Available data:
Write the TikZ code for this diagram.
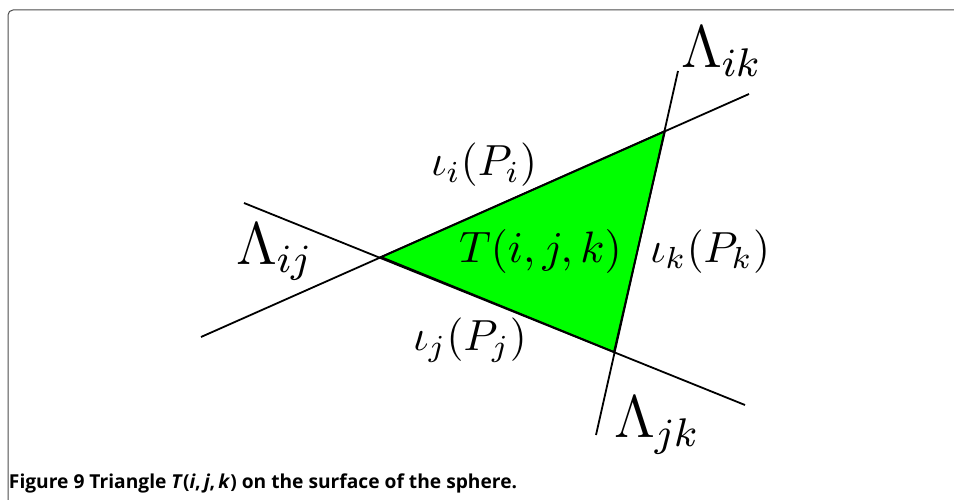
\RequirePackage{fix-cm}
\documentclass[tikz,border=0pt]{standalone}
\usepackage{fontspec}
\newfontfamily\capfont{Open Sans}
\newcommand{\biglab}[1]{\scalebox{5.0}{\fontsize{12}{14}\selectfont$#1$}}
\newcommand{\midlab}[1]{\scalebox{4.35}{$#1$}}
\newcommand{\trilab}[1]{\scalebox{4.4}{$#1$}}
\begin{document}
\begin{tikzpicture}[x=1pt,y=-1pt,line width=1.8pt,
  lbl/.style={anchor=base west,inner sep=0pt,outer sep=0pt,font=\fontsize{10}{12}\selectfont},
  frame/.style={line width=1pt,draw=black!70,rounded corners=5pt}]
\useasboundingbox (0,0) rectangle (954,500);
% frame
\draw[frame] (954,10) -- (8,10) -- (8,500);
% vertices
\coordinate (A) at (381,257);
\coordinate (B) at (665,131);
\coordinate (C) at (614,352);
% line end points
\coordinate (ab1) at (201,337);
\coordinate (ab2) at (749,94);
\coordinate (ac1) at (244,203);
\coordinate (ac2) at (745,405);
\coordinate (bc1) at (678,71);
\coordinate (bc2) at (596,435);
\fill[green] (A) -- (B) -- (C) -- cycle;
\draw (ab1) -- (ab2);
\draw (ac1) -- (ac2);
\draw (bc1) -- (bc2);
\draw[line join=miter] (A) -- (B) -- (C) -- cycle;
% labels
\node[lbl] (Lik) at (681,68) {\biglab{\Lambda_{ik}}};
\node[lbl] (Lij) at (236,264) {\biglab{\Lambda_{ij}}};
\node[lbl] (Ljk) at (614,437) {\biglab{\Lambda_{jk}}};
\node[lbl] (ii) at (431,176) {\midlab{\iota_i(P_i)}};
\node[lbl] (ij) at (413,350) {\midlab{\iota_j(P_j)}};
\node[lbl] (ik) at (650,262) {\midlab{\iota_k(P_k)}};
\node[lbl] (T) at (459,262) {\trilab{T(i,j,k)}};
\node[lbl,font=\capfont\bfseries\fontsize{19.2}{22}\selectfont] (cap) at (9,488)
  {Figure 9 Triangle \textit{T}(\textit{i},\,\textit{j},\,\textit{k}) on the surface of the sphere.};
\end{tikzpicture}
\end{document}
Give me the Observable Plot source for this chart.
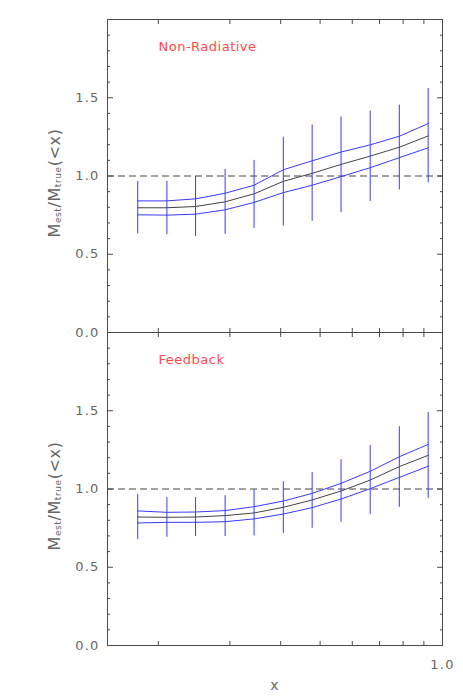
<!DOCTYPE html>
<html>
<head>
<meta charset="utf-8">
<script src="https://cdn.jsdelivr.net/npm/d3@7"></script>
<script src="https://cdn.jsdelivr.net/npm/@observablehq/plot@0.6"></script>
<style>
  html, body { margin: 0; padding: 0; background: #fff; }
  #chart svg { display: block; overflow: visible; }
</style>
</head>
<body>
<div id="chart"></div>
<script>
// ---- data ----
const xValues = [0.178, 0.210, 0.247, 0.292, 0.344, 0.406, 0.478, 0.563, 0.664, 0.783, 0.922];

// Non-Radiative panel
const nrMedian = [0.797, 0.797, 0.805, 0.835, 0.886, 0.966, 1.017, 1.074, 1.127, 1.184, 1.256];
const nrUpper  = [0.841, 0.841, 0.854, 0.890, 0.941, 1.040, 1.097, 1.153, 1.199, 1.254, 1.335];
const nrLower  = [0.752, 0.750, 0.756, 0.784, 0.831, 0.894, 0.941, 0.996, 1.053, 1.117, 1.180];
const nrErrHi  = [0.966, 0.966, 0.996, 1.042, 1.100, 1.248, 1.326, 1.377, 1.415, 1.453, 1.559];
const nrErrLo  = [0.629, 0.625, 0.614, 0.627, 0.665, 0.680, 0.710, 0.767, 0.837, 0.911, 0.956];

// Feedback panel
const fbMedian = [0.821, 0.819, 0.821, 0.830, 0.847, 0.883, 0.930, 0.987, 1.057, 1.143, 1.215];
const fbUpper  = [0.860, 0.851, 0.853, 0.862, 0.887, 0.923, 0.972, 1.036, 1.113, 1.206, 1.285];
const fbLower  = [0.783, 0.787, 0.787, 0.791, 0.809, 0.840, 0.881, 0.936, 1.002, 1.074, 1.145];
const fbErrHi  = [0.966, 0.945, 0.945, 0.957, 0.994, 1.047, 1.106, 1.187, 1.277, 1.398, 1.489];
const fbErrLo  = [0.677, 0.691, 0.696, 0.696, 0.700, 0.715, 0.749, 0.787, 0.836, 0.883, 0.940];

const panelTitles = ["Non-Radiative", "Feedback"];
const xDomain = [0.15, 1.0];
const yDomain = [0, 2.0];
const yLabelTicks = [0, 0.5, 1.0, 1.5];
const yMajorTicks = [0, 0.5, 1.0, 1.5, 2.0];
const yMinorTicks = [0.1, 0.2, 0.3, 0.4, 0.6, 0.7, 0.8, 0.9, 1.1, 1.2, 1.3, 1.4, 1.6, 1.7, 1.8, 1.9];
const xMinorTicks = [0.2, 0.3, 0.4, 0.5, 0.6, 0.7, 0.8, 0.9];
const xMajorTicks = [1.0];
const xLabelTicks = [1.0];
const xTitle = "x";

// ---- styles ----
const BLUE = "#3a3aff";
const BLACK = "#444";
const AXIS = "#4a4a4a";
const LABEL = "#666";
const RED = "#ff4a4a";

function table(median, upper, lower, hi, lo) {
  return xValues.map((x, i) => ({x, median: median[i], upper: upper[i], lower: lower[i], hi: hi[i], lo: lo[i]}));
}

function panel(rows, title, isBottom) {
  const marks = [
    Plot.ruleY([1.0], {stroke: BLACK, strokeWidth: 1, strokeDasharray: "7,4"}),
    Plot.line(rows, {x: "x", y: "upper", stroke: BLUE, strokeWidth: 1}),
    Plot.line(rows, {x: "x", y: "lower", stroke: BLUE, strokeWidth: 1}),
    Plot.line(rows, {x: "x", y: "median", stroke: BLACK, strokeWidth: 1}),
    Plot.ruleX(rows, {x: "x", y1: "lo", y2: "hi", stroke: BLUE, strokeWidth: 1}),
    Plot.frame({stroke: AXIS, strokeWidth: 1}),
    // y tick labels
    Plot.axisY(yLabelTicks, {anchor: "left", tickSize: 0, tickPadding: 8, tickFormat: d3.format(".1f"), label: null, fill: LABEL, fontSize: 13}),
    // inward y ticks, left and right
    Plot.axisY(yMajorTicks, {anchor: "left", tickSize: 6, dx: 6, text: null, label: null, stroke: AXIS}),
    Plot.axisY(yMinorTicks, {anchor: "left", tickSize: 3, dx: 3, text: null, label: null, stroke: AXIS}),
    Plot.axisY(yMajorTicks, {anchor: "right", tickSize: 6, dx: -6, text: null, label: null, stroke: AXIS}),
    Plot.axisY(yMinorTicks, {anchor: "right", tickSize: 3, dx: -3, text: null, label: null, stroke: AXIS}),
    // inward x ticks, top and bottom
    Plot.axisX(xMinorTicks, {anchor: "bottom", tickSize: 4, dy: -4, text: null, label: null, stroke: AXIS}),
    Plot.axisX(xMinorTicks, {anchor: "top", tickSize: 4, dy: 4, text: null, label: null, stroke: AXIS}),
    Plot.axisX(xMajorTicks, {anchor: "bottom", tickSize: 7, dy: -7, text: null, label: null, stroke: AXIS}),
    Plot.text([title], {frameAnchor: "top-left", textAnchor: "start", lineAnchor: "middle", dx: 51, dy: 27, fill: RED, fontSize: 13, style: ""})
  ];
  if (isBottom) {
    marks.push(Plot.axisX(xLabelTicks, {anchor: "bottom", tickSize: 0, tickPadding: 14, tickFormat: d3.format(".1f"), label: null, fill: LABEL, fontSize: 13}));
    marks.push(Plot.text([xTitle], {frameAnchor: "bottom", lineAnchor: "middle", dy: 40, fill: LABEL, fontSize: 14}));
  }
  const svg = Plot.plot({
    width: 463,
    height: isBottom ? 364 : 332,
    marginLeft: 107,
    marginRight: 21,
    marginTop: isBottom ? 0 : 19,
    marginBottom: isBottom ? 51 : 0,
    x: {type: "log", domain: xDomain},
    y: {domain: yDomain},
    style: {fontFamily: "DejaVu Sans, sans-serif", fontSize: "13px", overflow: "visible", letterSpacing: "1.2px"},
    marks
  });
  // panel title: slightly tighter spacing than the tick labels
  d3.select(svg).selectAll("text").filter(function() { return this.textContent === title; })
    .style("letter-spacing", "0.5px");
  // y-axis title with subscripts
  const centerY = isBottom ? 164 : 164 + 19;
  const t = d3.select(svg).append("text")
    .attr("transform", `translate(60,${centerY}) rotate(-90)`)
    .attr("text-anchor", "middle")
    .attr("fill", LABEL)
    .style("font-family", "DejaVu Sans, sans-serif")
    .style("font-size", "16px")
    .style("letter-spacing", "0.6px");
  t.append("tspan").text("M");
  t.append("tspan").attr("font-size", "9px").attr("dy", "1").text("est");
  t.append("tspan").attr("dy", "-1").text("/M");
  t.append("tspan").attr("font-size", "9px").attr("dy", "1").text("true");
  t.append("tspan").attr("dy", "-1").text("(<x)");
  return svg;
}

const chart = document.getElementById("chart");
chart.appendChild(panel(table(nrMedian, nrUpper, nrLower, nrErrHi, nrErrLo), panelTitles[0], false));
chart.appendChild(panel(table(fbMedian, fbUpper, fbLower, fbErrHi, fbErrLo), panelTitles[1], true));
</script>
</body>
</html>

Problem description: Above are some entries; copy exactly the lines from the line with "Give me the" through the line with "0.836, 0.883, 0.940];", both included, but none of the pictures.

Worked answer:
Give me the Observable Plot source for this chart.
<!DOCTYPE html>
<html>
<head>
<meta charset="utf-8">
<script src="https://cdn.jsdelivr.net/npm/d3@7"></script>
<script src="https://cdn.jsdelivr.net/npm/@observablehq/plot@0.6"></script>
<style>
  html, body { margin: 0; padding: 0; background: #fff; }
  #chart svg { display: block; overflow: visible; }
</style>
</head>
<body>
<div id="chart"></div>
<script>
// ---- data ----
const xValues = [0.178, 0.210, 0.247, 0.292, 0.344, 0.406, 0.478, 0.563, 0.664, 0.783, 0.922];

// Non-Radiative panel
const nrMedian = [0.797, 0.797, 0.805, 0.835, 0.886, 0.966, 1.017, 1.074, 1.127, 1.184, 1.256];
const nrUpper  = [0.841, 0.841, 0.854, 0.890, 0.941, 1.040, 1.097, 1.153, 1.199, 1.254, 1.335];
const nrLower  = [0.752, 0.750, 0.756, 0.784, 0.831, 0.894, 0.941, 0.996, 1.053, 1.117, 1.180];
const nrErrHi  = [0.966, 0.966, 0.996, 1.042, 1.100, 1.248, 1.326, 1.377, 1.415, 1.453, 1.559];
const nrErrLo  = [0.629, 0.625, 0.614, 0.627, 0.665, 0.680, 0.710, 0.767, 0.837, 0.911, 0.956];

// Feedback panel
const fbMedian = [0.821, 0.819, 0.821, 0.830, 0.847, 0.883, 0.930, 0.987, 1.057, 1.143, 1.215];
const fbUpper  = [0.860, 0.851, 0.853, 0.862, 0.887, 0.923, 0.972, 1.036, 1.113, 1.206, 1.285];
const fbLower  = [0.783, 0.787, 0.787, 0.791, 0.809, 0.840, 0.881, 0.936, 1.002, 1.074, 1.145];
const fbErrHi  = [0.966, 0.945, 0.945, 0.957, 0.994, 1.047, 1.106, 1.187, 1.277, 1.398, 1.489];
const fbErrLo  = [0.677, 0.691, 0.696, 0.696, 0.700, 0.715, 0.749, 0.787, 0.836, 0.883, 0.940];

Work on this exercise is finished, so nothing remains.